- The U.S. House of Representatives on Wednesday passed Sami's Law, a bill that requires ride-hailing companies to implement a digital driver verification system for passengers to use when entering a vehicle.
- The legislation would also ban anyone except ride-hailing companies from selling identifying signage — such as stickers that indicate an Uber or Lyft vehicle — that drivers typically place on their windows, and would direct the Government Accountability Office (GAO) to study incidences of assaults and conduct background checks on prospective drivers.
- The bill, passed by voice vote, was named for Samantha Josephson, who was killed last year in Columbia, SC by a man pretending to be her Uber driver. The bill's future in the Senate is unclear.

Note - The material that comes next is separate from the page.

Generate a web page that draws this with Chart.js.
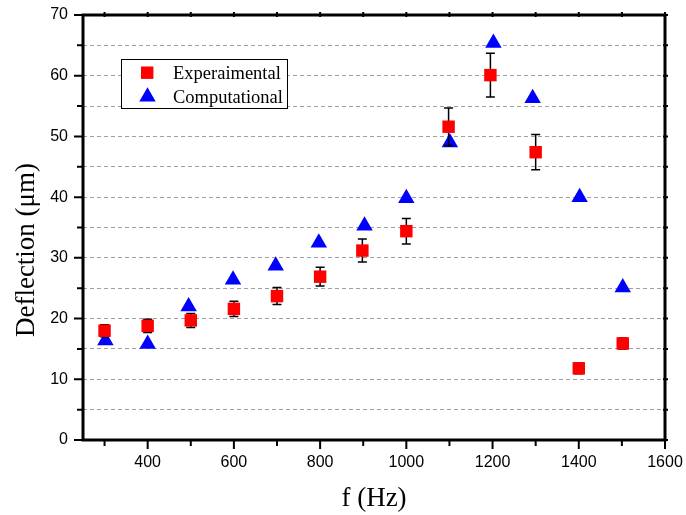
<!DOCTYPE html>
<html>
<head>
<meta charset="utf-8">
<script src="https://cdn.jsdelivr.net/npm/chart.js@4/dist/chart.umd.min.js"></script>
<style>
  body { margin: 0; background: #fff; }
  canvas { display: block; }
</style>
</head>
<body>
<canvas id="deflectionChart" width="686" height="515"></canvas>
<script>
// values
var freqExp = [300, 400, 500, 600, 700, 800, 898, 1000, 1098, 1195, 1300, 1400, 1502];
var deflExp = [18.0, 18.8, 19.7, 21.6, 23.7, 26.9, 31.2, 34.4, 51.6, 60.1, 47.4, 11.8, 15.9];
var errExp = [1.0, 1.1, 1.15, 1.25, 1.4, 1.55, 1.9, 2.1, 3.1, 3.6, 2.9, 0.9, 0.9];

var freqCom = [302, 400, 495, 598, 697, 797, 903, 1000, 1101, 1202, 1293, 1402, 1502];
var deflCom = [16.4, 15.8, 22.0, 26.4, 28.7, 32.5, 35.3, 39.8, 49.0, 65.4, 56.3, 40.0, 25.1];

var xTicks = [300, 400, 500, 600, 700, 800, 900, 1000, 1100, 1200, 1300, 1400, 1500, 1600];
var yTicks = [0, 5, 10, 15, 20, 25, 30, 35, 40, 45, 50, 55, 60, 65, 70];

var seriesNames = ['Experaimental', 'Computational'];

function toPoints(xs, ys) {
    return xs.map(function (x, i) { return { x: x, y: ys[i] }; });
}

// drop the extra room chart.js keeps for overhanging tick labels
function noLabelPadding(scale) {
    scale.paddingTop = 0;
    scale.paddingBottom = 0;
    scale.paddingLeft = 0;
    scale.paddingRight = 0;
}

var errorBars = {
    id: 'errorBars',
    beforeDatasetDraw: function (chart, args) {
        if (args.index !== 0) return;
        var ctx = chart.ctx;
        var xs = chart.scales.x, ys = chart.scales.y;
        ctx.save();
        ctx.strokeStyle = '#000';
        ctx.lineWidth = 1.5;
        for (var i = 0; i < freqExp.length; i++) {
            var px = xs.getPixelForValue(freqExp[i]);
            var top = ys.getPixelForValue(deflExp[i] + errExp[i]);
            var bot = ys.getPixelForValue(deflExp[i] - errExp[i]);
            ctx.beginPath();
            ctx.moveTo(px, top); ctx.lineTo(px, bot);
            ctx.moveTo(px - 4.5, top); ctx.lineTo(px + 4.5, top);
            ctx.moveTo(px - 4.5, bot); ctx.lineTo(px + 4.5, bot);
            ctx.stroke();
        }
        ctx.restore();
    }
};

var frameAndExtras = {
    id: 'frameAndExtras',
    afterDraw: function (chart) {
        var ctx = chart.ctx;
        var a = chart.chartArea;
        var xs = chart.scales.x, ys = chart.scales.y;
        ctx.save();
        ctx.strokeStyle = '#000';
        ctx.lineWidth = 2;
        ctx.beginPath();
        xTicks.forEach(function (v) {
            var px = xs.getPixelForValue(v);
            var len = (v % 200 === 0) ? 9 : 6;
            ctx.moveTo(px, a.bottom); ctx.lineTo(px, a.bottom + len);
            ctx.moveTo(px, a.top - 3); ctx.lineTo(px, a.top + 2);
        });
        yTicks.forEach(function (v) {
            var py = ys.getPixelForValue(v);
            var len = (v % 10 === 0) ? 9 : 6;
            ctx.moveTo(a.left, py); ctx.lineTo(a.left - len, py);
            ctx.moveTo(a.right + 3, py); ctx.lineTo(a.right - 2, py);
        });
        ctx.stroke();

        ctx.lineWidth = 3;
        ctx.strokeRect(a.left, a.top, a.right - a.left, a.bottom - a.top);

        // y axis title
        ctx.fillStyle = '#000';
        ctx.font = '27px "Liberation Serif"';
        ctx.textAlign = 'center';
        ctx.textBaseline = 'alphabetic';
        ctx.translate(34, 250);
        ctx.rotate(-Math.PI / 2);
        ctx.fillText('Deflection (\u03BCm)', 0, 0);
        ctx.restore();

        // legend
        ctx.save();
        ctx.lineWidth = 1;
        ctx.strokeStyle = '#000';
        ctx.fillStyle = '#fff';
        ctx.fillRect(121, 59, 166, 49);
        ctx.strokeRect(121.5, 59.5, 166, 49);
        ctx.fillStyle = '#ff0000';
        ctx.fillRect(141, 66.5, 12.4, 12.4);
        ctx.fillStyle = '#0000ff';
        ctx.beginPath();
        ctx.moveTo(147.5, 87.3);
        ctx.lineTo(155.7, 101.6);
        ctx.lineTo(139.3, 101.6);
        ctx.closePath();
        ctx.fill();
        ctx.fillStyle = '#000';
        ctx.font = '18.5px "Liberation Serif"';
        ctx.textAlign = 'left';
        ctx.textBaseline = 'alphabetic';
        ctx.fillText(seriesNames[0], 173, 79);
        ctx.fillText(seriesNames[1], 173, 103);
        ctx.restore();
    }
};

var ctx = document.getElementById('deflectionChart').getContext('2d');

var myChart = new Chart(ctx, {
    type: 'scatter',
    data: {
        datasets: [{
            label: seriesNames[0],
            data: toPoints(freqExp, deflExp),
            pointStyle: 'rect',
            pointRadius: 8.8,
            pointHoverRadius: 8.8,
            backgroundColor: '#ff0000',
            borderColor: '#ff0000',
            borderWidth: 0
        }, {
            label: seriesNames[1],
            data: toPoints(freqCom, deflCom),
            pointStyle: 'triangle',
            pointRadius: 9.5,
            pointHoverRadius: 9.5,
            backgroundColor: '#0000ff',
            borderColor: '#0000ff',
            borderWidth: 0
        }]
    },
    options: {
        responsive: false,
        animation: false,
        layout: {
            padding: { left: 0, right: 21, top: 15, bottom: 0 }
        },
        plugins: {
            legend: { display: false },
            tooltip: { enabled: false }
        },
        scales: {
            x: {
                type: 'linear',
                min: 250,
                max: 1600,
                afterFit: function (scale) { scale.height = 75; noLabelPadding(scale); },
                ticks: {
                    stepSize: 100,
                    autoSkip: false,
                    maxRotation: 0,
                    padding: 13,
                    color: '#000',
                    font: { family: '"Liberation Sans"', size: 16 },
                    callback: function (v) { return v % 200 === 0 ? v : ''; }
                },
                grid: { display: false, drawTicks: false },
                border: { display: false },
                title: {
                    display: true,
                    text: 'f (Hz)',
                    color: '#000',
                    font: { family: '"Liberation Serif"', size: 27 },
                    padding: { top: 0, bottom: 0 }
                }
            },
            y: {
                min: 0,
                max: 70,
                afterFit: function (scale) { scale.width = 83; noLabelPadding(scale); },
                ticks: {
                    stepSize: 5,
                    autoSkip: false,
                    padding: 15,
                    color: '#000',
                    font: { family: '"Liberation Sans"', size: 16 },
                    callback: function (v) { return v % 10 === 0 ? v : ''; }
                },
                grid: {
                    drawTicks: false,
                    lineWidth: 1,
                    color: function (c) {
                        if (c.tick && (c.tick.value === 0 || c.tick.value === 70)) return 'rgba(0,0,0,0)';
                        return '#a0a0a0';
                    }
                },
                border: { display: false, dash: [4, 3] }
            }
        }
    },
    plugins: [errorBars, frameAndExtras]
});
</script>
</body>
</html>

This national effort follows moves from the state legislatures in South Carolina and New Jersey, which both passed their own versions of Sami's Law last year. Josephson was a native of New Jersey, and was a senior at the University of South Carolina when she was murdered by Nathaniel Rowland, who posed as an Uber driver.
During floor debate on the bill, Rep. Peter DeFazio, D-OR, who chairs the House Transportation and Infrastructure Committee that helped advance Sami's Law, called on lawmakers to take their roles as ride-hailing regulators seriously.
"Lawmakers at the Federal, State, and local level need to think beyond whether ride-hailing gets people from point A to point B, and work to ensure that [ride-hailing companies] deliver a public service safely and equitably, not a race to the bottom for passengers and transportation workers," DeFazio said. "This bill is an important step in setting an appropriate regulatory floor."
DeFazio also credited ride-hailing giants Uber and Lyft for being "finally willing to come to the table and agree to the basic safety precautions" in the legislation. This marks something of a departure from a committee hearing last year where DeFazio scolded them both for not sending representatives. Both companies appear supportive of the legislation, but could not be reached for comment.
This may not be the last of national regulations designed to improve the safety of ride-hailing. Among other things discussed at that hearing was a need to bolster background checks and maybe introduce features like fingerprinting.
DeFazio said during his floor speech that Sami's Law is the "first step in federal oversight" of the industry. In the hearing last year, lawmakers tackled other areas of ride-hailing, including companies' labor models in light of California's AB5 legislation, which limits the classification of drivers as independent contractors and boosts employee protections.
Matt Curtis, founder of the Smart City Policy Group, said in an interview last year that lawmakers could learn from other areas of the automotive industry when considering ride-hailing regulations and safety improvements. Curtis cited the examples of requiring seat belts, windshield wipers and headlights in cars, all of which were made compulsory through national regulations.
"This is essentially the same thing," Curtis told Smart Cities Dive at the time. "We want to create a level of safety for when people are getting in the back of a car, that there's as slim a chance as possible of there being any bad activity happening while in that vehicle."